Quadratic Method: Completing the Square

Some have expressed concerns that the method I shared is exactly the same as the traditional method of Completing the Square. The algebraic manipulations of expressions are very similar. However, there is a difference in the logical steps, which is evidenced by differing requirements on initial assumptions. This is a logical distillation of Completing the Square as commonly learned:

  1. By adding and subtracting terms from both sides, and combining terms, the quadratic equation $x^2 + Bx + C = 0$ is equivalent to a form $(x+D)^2 = E$ for some specific expressions $D$ and $E$ in terms of $B$ and $C$. This is equivalent in the sense that the two equations have the same set of roots.
  2. The complete set of numbers that satisfy $v^2 = E$ is $\{\sqrt{E}, -\sqrt{E}\}$, and no other numbers square to $E$.
  3. Therefore, $(x+D)^2 = E$ if and only if $x+D$ is equal to one of $\pm \sqrt{E}$. We then get the complete set of solutions to the original quadratic.

When compared to the method I shared, Step 2 above assumes that the complete set of square roots of every number is known, whereas Step 4 in the method I shared just needs one working square root.

Depending on the context, existence assumptions can be much easier to settle than complete-set assumptions. As an analogous example: it is easy to observe that $v^3 = 8$ has at least one solution, because $2^3 = 8$. Many students initially think that there is only that one cube root.
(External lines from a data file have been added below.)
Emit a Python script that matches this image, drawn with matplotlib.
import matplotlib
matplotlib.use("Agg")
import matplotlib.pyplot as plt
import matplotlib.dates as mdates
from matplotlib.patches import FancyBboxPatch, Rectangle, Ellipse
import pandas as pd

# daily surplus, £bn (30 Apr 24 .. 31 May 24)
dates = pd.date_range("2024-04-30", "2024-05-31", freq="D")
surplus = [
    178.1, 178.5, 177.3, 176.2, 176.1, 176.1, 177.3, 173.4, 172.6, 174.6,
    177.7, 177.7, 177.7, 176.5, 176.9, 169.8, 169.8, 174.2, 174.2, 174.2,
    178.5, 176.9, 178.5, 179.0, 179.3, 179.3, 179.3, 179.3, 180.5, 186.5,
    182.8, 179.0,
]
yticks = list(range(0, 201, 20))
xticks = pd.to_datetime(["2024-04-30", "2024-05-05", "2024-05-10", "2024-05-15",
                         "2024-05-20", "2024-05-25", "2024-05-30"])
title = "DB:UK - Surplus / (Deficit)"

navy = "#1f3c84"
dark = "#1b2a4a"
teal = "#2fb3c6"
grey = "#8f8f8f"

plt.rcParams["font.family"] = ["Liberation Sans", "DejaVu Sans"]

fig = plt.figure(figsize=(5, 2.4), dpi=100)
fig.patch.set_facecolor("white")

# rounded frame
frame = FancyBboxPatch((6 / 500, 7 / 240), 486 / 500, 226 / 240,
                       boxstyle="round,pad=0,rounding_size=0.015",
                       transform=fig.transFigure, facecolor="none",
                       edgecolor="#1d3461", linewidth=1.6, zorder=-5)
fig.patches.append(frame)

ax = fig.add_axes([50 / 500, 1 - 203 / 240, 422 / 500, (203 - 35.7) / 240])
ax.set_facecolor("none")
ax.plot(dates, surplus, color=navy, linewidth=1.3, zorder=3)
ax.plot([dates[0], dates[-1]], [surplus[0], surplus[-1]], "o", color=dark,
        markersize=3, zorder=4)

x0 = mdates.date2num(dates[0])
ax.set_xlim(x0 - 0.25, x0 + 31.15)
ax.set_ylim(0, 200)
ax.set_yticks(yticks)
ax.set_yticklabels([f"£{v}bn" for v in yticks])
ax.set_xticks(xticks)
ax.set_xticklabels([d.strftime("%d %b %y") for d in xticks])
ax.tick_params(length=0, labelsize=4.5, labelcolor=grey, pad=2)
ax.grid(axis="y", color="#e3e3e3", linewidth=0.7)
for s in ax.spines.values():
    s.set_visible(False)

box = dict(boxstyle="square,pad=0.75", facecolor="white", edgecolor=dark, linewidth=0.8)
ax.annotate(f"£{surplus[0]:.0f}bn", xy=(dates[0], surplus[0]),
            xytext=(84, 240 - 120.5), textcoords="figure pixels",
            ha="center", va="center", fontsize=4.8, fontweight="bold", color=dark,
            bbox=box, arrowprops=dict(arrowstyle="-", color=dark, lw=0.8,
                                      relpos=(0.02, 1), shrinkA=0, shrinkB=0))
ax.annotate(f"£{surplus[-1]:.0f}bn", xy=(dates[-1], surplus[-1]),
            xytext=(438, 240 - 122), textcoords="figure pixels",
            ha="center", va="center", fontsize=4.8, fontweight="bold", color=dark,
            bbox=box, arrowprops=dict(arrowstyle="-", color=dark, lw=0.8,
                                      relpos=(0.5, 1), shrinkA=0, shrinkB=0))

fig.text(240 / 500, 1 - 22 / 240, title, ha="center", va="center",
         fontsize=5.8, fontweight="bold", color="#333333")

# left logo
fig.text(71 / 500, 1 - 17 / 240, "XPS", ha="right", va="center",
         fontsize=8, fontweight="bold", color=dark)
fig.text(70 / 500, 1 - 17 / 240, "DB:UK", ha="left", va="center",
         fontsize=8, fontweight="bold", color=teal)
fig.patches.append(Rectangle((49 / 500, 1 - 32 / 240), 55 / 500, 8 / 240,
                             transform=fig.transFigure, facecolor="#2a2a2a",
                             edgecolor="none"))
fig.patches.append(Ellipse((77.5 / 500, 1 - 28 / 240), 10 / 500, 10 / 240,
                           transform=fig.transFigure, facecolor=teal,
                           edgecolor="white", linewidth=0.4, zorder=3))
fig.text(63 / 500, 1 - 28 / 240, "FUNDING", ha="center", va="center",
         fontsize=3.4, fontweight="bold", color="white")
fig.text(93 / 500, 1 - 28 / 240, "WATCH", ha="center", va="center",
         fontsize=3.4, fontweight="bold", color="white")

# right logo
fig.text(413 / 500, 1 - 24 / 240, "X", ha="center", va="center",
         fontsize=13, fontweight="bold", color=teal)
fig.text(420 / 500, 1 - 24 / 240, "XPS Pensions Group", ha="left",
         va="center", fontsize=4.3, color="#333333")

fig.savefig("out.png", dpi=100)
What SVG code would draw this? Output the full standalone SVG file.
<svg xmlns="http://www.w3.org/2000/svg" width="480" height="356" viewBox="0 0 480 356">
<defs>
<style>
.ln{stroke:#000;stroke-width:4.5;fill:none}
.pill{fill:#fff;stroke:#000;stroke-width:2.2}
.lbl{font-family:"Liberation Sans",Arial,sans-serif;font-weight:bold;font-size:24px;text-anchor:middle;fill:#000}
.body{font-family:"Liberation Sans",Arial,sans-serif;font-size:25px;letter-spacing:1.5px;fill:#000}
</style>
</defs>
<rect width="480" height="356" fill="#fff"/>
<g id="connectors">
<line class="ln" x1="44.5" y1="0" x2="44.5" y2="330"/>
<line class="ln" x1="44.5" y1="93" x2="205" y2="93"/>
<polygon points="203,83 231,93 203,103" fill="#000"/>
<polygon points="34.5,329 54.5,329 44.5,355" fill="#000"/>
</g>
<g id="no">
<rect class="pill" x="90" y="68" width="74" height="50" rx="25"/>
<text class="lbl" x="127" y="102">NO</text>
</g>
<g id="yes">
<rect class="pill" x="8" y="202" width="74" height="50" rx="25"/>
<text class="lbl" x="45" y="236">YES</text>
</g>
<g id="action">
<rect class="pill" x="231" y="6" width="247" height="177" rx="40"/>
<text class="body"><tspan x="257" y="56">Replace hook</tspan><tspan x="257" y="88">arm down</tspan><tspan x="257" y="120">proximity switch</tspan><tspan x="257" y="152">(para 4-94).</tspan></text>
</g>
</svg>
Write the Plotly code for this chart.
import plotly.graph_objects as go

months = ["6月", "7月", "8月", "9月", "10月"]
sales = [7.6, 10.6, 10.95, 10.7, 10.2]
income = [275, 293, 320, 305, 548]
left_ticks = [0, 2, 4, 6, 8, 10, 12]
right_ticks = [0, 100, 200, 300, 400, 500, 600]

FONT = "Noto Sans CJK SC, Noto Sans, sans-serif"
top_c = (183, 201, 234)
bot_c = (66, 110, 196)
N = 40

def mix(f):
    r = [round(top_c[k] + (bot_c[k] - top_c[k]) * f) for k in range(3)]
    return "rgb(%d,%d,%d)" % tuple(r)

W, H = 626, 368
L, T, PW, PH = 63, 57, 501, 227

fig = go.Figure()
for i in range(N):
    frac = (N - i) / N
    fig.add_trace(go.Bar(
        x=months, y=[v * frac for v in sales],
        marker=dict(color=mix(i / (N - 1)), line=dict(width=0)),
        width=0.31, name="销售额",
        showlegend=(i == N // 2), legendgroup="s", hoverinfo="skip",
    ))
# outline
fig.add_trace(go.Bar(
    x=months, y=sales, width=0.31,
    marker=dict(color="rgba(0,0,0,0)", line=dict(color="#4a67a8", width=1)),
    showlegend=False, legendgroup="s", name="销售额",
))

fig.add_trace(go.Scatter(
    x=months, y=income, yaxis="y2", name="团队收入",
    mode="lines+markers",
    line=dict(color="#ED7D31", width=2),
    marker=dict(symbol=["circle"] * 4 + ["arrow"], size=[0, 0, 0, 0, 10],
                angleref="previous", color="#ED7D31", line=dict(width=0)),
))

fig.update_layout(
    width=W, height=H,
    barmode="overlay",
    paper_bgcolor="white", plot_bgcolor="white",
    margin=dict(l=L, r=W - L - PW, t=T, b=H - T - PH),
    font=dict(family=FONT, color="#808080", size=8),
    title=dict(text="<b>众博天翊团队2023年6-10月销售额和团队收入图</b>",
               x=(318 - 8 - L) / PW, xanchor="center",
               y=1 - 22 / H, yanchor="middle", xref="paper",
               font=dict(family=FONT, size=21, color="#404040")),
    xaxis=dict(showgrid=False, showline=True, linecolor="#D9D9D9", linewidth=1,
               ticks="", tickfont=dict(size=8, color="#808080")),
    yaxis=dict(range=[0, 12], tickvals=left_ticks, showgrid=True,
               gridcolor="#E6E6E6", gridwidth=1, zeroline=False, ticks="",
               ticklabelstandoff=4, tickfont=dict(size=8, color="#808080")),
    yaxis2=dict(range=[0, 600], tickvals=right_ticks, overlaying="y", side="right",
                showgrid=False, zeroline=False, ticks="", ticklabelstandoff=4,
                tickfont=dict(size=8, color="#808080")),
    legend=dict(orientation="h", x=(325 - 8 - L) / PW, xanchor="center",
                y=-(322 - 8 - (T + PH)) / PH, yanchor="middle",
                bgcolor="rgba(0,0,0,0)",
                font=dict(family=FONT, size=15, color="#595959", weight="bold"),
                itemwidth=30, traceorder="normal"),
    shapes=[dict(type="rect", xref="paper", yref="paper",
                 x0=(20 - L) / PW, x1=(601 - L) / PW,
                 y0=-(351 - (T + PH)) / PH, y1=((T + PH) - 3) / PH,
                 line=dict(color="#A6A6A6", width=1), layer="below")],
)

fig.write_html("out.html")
Only later do they find out that $-1 \pm i\sqrt{3}$ also have cubes equal to 8. So, the assumption that there are no other complex numbers that square to $E$ other than $\pm \sqrt{E}$ actually requires further justification.

If one wishes to make Completing the Square more complete (at least to match the method I shared), then some of the simplest ways return to the notions of factoring and the zero-product property. For example, to show that the only numbers that square to $E$ are $\pm \sqrt{E}$, it suffices to find all solutions to $v^2 = E$. This is equivalent to: \[ v^2 - E = 0. \] This can be factored by finding numbers that sum to 0 and multiply to $-E$. Selecting $\pm \sqrt{E}$ works. Therefore, this equation is equivalent to: \[ (v-\sqrt{E})(v+\sqrt{E}) = 0, \] and by the zero-product property, $\pm \sqrt{E}$ are all the solutions.